In the entries below, identify every line with the string "that" and copy it.

◆ DATA SHOWN

begin

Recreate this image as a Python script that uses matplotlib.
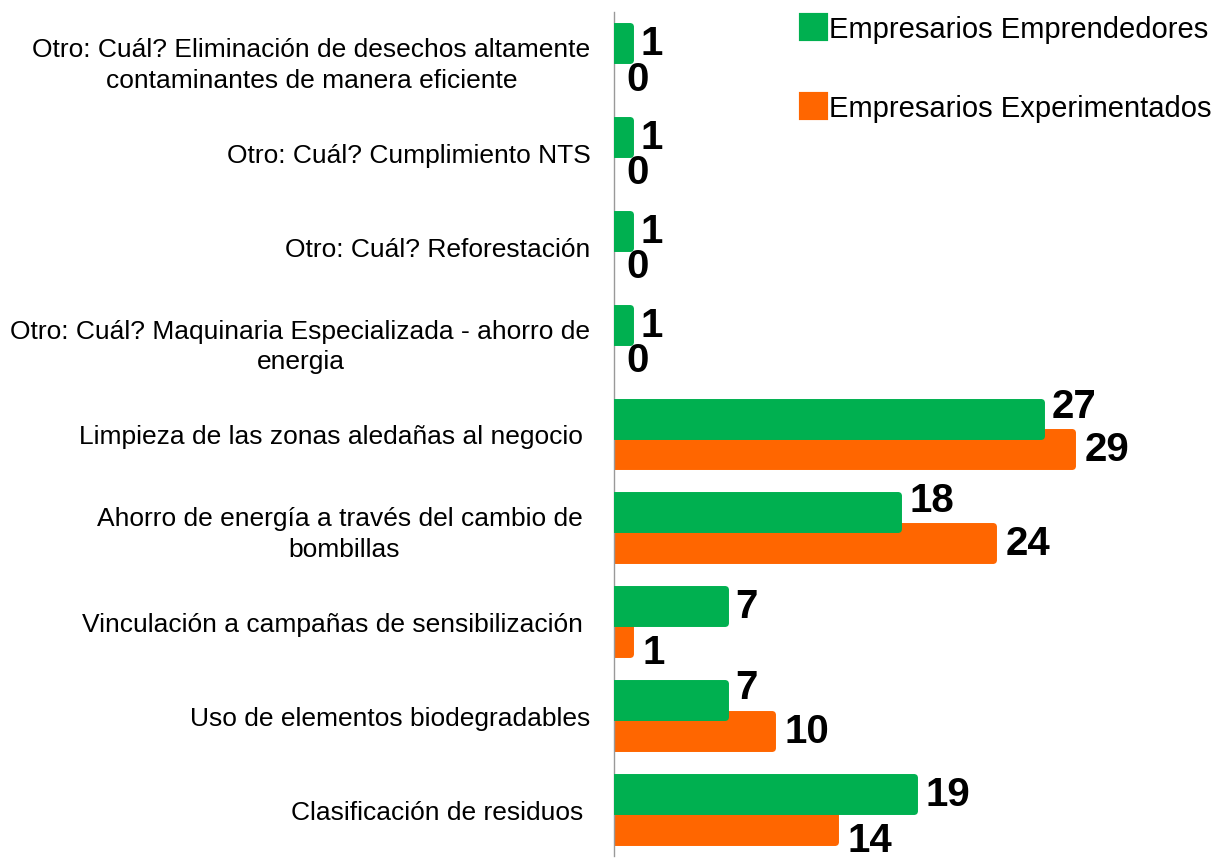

end
begin

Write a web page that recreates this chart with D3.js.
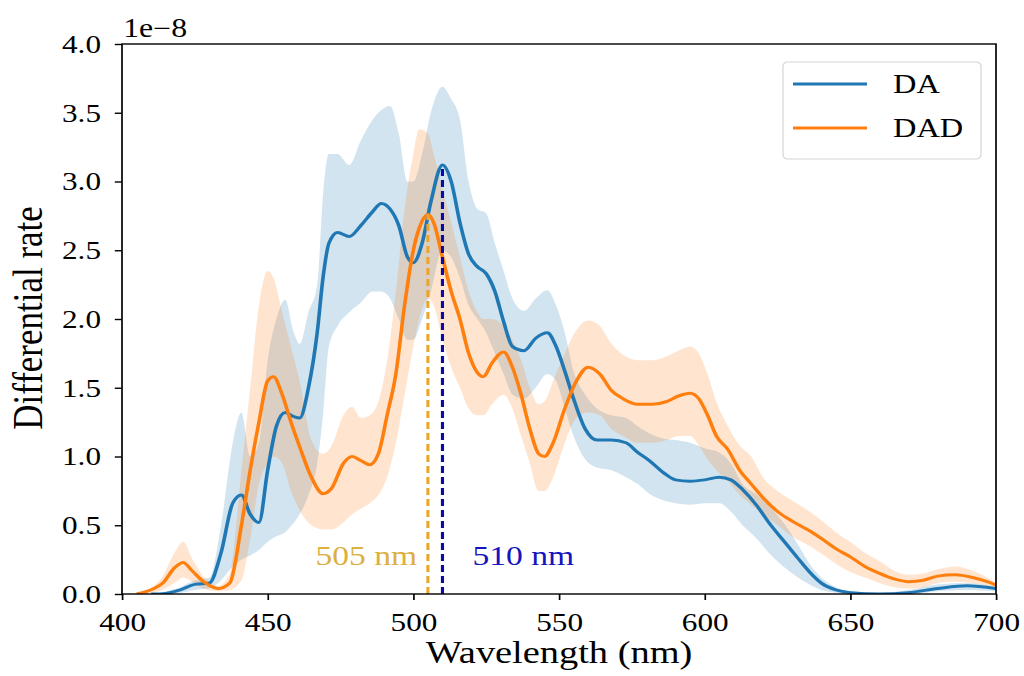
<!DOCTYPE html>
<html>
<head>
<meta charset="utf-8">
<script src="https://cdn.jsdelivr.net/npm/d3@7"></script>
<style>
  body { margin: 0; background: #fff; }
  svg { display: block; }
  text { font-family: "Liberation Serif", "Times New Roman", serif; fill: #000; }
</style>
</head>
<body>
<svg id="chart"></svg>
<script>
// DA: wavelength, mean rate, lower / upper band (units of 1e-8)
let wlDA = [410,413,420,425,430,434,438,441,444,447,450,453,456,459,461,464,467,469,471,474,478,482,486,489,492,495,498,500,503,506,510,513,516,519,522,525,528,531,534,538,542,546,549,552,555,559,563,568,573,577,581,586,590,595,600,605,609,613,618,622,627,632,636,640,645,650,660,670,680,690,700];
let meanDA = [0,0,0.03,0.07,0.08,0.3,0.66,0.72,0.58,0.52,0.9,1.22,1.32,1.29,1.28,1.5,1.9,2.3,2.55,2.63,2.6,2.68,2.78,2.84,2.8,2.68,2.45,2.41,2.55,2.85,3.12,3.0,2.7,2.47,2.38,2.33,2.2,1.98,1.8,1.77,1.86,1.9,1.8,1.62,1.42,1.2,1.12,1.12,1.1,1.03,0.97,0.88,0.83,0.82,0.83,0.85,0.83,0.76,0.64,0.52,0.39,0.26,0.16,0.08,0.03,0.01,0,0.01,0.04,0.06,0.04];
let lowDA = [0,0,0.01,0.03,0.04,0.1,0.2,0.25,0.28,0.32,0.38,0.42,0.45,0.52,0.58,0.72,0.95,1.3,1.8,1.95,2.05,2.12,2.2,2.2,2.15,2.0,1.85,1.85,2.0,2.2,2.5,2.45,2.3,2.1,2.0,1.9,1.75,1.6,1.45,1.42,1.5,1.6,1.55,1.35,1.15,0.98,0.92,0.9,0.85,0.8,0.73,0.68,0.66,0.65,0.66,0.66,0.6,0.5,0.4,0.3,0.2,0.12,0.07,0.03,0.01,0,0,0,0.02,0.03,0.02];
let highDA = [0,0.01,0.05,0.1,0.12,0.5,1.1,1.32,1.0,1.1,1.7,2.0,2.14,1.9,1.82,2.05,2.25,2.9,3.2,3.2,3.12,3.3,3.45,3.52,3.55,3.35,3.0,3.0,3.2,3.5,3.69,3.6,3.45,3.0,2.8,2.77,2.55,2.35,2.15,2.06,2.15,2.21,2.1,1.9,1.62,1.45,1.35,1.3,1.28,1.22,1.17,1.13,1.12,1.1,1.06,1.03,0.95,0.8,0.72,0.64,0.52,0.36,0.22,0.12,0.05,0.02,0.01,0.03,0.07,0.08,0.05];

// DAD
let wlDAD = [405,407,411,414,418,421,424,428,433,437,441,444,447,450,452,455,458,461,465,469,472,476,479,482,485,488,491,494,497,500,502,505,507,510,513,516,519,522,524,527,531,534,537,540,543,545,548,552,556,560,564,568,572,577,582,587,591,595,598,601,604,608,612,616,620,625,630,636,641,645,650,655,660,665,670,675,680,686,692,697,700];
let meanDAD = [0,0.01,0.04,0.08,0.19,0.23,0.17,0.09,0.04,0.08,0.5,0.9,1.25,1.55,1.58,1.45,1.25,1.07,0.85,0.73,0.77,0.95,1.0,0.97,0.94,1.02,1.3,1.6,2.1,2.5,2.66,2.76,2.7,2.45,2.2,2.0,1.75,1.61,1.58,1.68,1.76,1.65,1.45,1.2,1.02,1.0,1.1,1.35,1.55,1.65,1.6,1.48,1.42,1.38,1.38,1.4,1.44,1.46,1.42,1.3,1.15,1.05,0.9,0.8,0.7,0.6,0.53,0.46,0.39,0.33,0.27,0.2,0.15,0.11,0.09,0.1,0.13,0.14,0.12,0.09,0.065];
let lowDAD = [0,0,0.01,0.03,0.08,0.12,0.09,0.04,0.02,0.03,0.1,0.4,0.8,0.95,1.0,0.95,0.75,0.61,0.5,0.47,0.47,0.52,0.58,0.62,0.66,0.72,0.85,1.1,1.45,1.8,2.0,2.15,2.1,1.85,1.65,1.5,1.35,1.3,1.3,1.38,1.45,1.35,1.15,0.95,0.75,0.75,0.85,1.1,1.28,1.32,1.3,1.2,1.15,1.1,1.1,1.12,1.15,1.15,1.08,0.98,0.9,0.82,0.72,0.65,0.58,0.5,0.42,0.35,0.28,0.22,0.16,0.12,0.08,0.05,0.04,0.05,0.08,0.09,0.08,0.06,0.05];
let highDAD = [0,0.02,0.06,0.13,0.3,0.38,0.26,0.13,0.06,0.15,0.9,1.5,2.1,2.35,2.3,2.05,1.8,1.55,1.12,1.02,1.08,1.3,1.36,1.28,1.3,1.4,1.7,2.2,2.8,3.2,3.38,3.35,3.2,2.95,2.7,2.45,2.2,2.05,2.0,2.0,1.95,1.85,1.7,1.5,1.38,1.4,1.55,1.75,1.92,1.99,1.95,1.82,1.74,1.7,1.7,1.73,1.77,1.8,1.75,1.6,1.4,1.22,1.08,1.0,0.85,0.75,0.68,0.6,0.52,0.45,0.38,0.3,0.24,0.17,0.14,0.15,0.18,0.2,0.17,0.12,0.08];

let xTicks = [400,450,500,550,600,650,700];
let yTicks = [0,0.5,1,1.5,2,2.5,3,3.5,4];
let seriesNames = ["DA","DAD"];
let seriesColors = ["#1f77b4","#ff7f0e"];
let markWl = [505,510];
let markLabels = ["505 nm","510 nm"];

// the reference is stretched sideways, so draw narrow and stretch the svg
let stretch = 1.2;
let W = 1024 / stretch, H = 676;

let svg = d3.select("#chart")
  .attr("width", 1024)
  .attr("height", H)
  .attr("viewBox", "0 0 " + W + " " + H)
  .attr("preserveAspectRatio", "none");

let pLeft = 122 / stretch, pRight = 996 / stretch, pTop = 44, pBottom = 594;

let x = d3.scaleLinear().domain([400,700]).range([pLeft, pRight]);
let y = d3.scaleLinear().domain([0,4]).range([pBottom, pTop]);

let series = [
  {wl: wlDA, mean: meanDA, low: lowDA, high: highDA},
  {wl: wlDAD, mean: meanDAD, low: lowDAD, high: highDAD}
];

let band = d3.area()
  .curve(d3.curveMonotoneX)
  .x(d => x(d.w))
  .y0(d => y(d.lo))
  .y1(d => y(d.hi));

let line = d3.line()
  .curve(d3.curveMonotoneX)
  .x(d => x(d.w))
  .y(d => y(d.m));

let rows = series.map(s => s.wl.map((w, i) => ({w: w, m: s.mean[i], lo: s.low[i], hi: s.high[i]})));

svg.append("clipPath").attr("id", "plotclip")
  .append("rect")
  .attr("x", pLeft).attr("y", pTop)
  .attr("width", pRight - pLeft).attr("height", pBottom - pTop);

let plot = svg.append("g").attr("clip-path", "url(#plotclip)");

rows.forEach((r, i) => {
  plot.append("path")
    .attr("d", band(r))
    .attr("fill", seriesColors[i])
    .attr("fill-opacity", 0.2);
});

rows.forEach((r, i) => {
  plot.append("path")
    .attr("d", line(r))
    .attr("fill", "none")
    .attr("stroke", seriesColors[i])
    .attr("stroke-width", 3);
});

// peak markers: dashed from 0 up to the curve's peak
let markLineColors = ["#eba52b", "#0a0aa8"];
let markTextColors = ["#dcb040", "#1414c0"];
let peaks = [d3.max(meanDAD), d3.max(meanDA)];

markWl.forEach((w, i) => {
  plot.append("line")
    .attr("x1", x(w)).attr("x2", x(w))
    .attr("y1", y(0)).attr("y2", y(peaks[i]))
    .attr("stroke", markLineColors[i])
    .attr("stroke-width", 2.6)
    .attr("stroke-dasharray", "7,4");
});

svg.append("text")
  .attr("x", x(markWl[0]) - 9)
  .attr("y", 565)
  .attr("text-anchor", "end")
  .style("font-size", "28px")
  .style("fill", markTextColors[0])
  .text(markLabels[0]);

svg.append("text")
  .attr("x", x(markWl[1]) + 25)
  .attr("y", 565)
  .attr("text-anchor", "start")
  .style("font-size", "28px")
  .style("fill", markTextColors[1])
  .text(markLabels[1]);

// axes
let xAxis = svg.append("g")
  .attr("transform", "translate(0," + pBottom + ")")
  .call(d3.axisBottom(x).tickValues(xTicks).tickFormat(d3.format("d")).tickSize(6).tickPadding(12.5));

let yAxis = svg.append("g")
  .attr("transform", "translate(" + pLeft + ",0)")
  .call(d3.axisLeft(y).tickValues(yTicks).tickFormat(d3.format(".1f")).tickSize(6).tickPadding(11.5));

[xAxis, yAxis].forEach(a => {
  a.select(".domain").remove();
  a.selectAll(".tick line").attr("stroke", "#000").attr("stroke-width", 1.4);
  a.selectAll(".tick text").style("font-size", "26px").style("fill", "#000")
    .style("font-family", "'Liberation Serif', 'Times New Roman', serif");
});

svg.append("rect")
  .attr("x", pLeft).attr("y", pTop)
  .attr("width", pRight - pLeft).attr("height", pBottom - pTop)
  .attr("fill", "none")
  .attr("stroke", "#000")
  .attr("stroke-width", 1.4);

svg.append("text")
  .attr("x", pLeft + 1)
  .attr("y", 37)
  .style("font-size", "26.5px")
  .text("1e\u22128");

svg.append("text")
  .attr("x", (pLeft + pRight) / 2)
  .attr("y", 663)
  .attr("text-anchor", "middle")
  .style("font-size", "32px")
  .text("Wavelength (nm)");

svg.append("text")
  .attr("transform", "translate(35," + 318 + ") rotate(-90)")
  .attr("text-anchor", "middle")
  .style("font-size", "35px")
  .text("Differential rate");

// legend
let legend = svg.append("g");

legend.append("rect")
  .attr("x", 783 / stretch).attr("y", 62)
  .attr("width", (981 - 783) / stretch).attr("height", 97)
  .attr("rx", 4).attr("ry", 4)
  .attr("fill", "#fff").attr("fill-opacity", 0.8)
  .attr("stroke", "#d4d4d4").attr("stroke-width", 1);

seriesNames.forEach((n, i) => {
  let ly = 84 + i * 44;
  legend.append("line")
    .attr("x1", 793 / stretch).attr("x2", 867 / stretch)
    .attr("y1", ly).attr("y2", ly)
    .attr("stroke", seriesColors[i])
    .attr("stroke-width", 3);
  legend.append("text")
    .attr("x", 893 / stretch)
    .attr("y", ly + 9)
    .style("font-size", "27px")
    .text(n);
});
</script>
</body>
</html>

end

◆ RESPONSE
Recreate this image as a Python script that uses matplotlib.
Write a web page that recreates this chart with D3.js.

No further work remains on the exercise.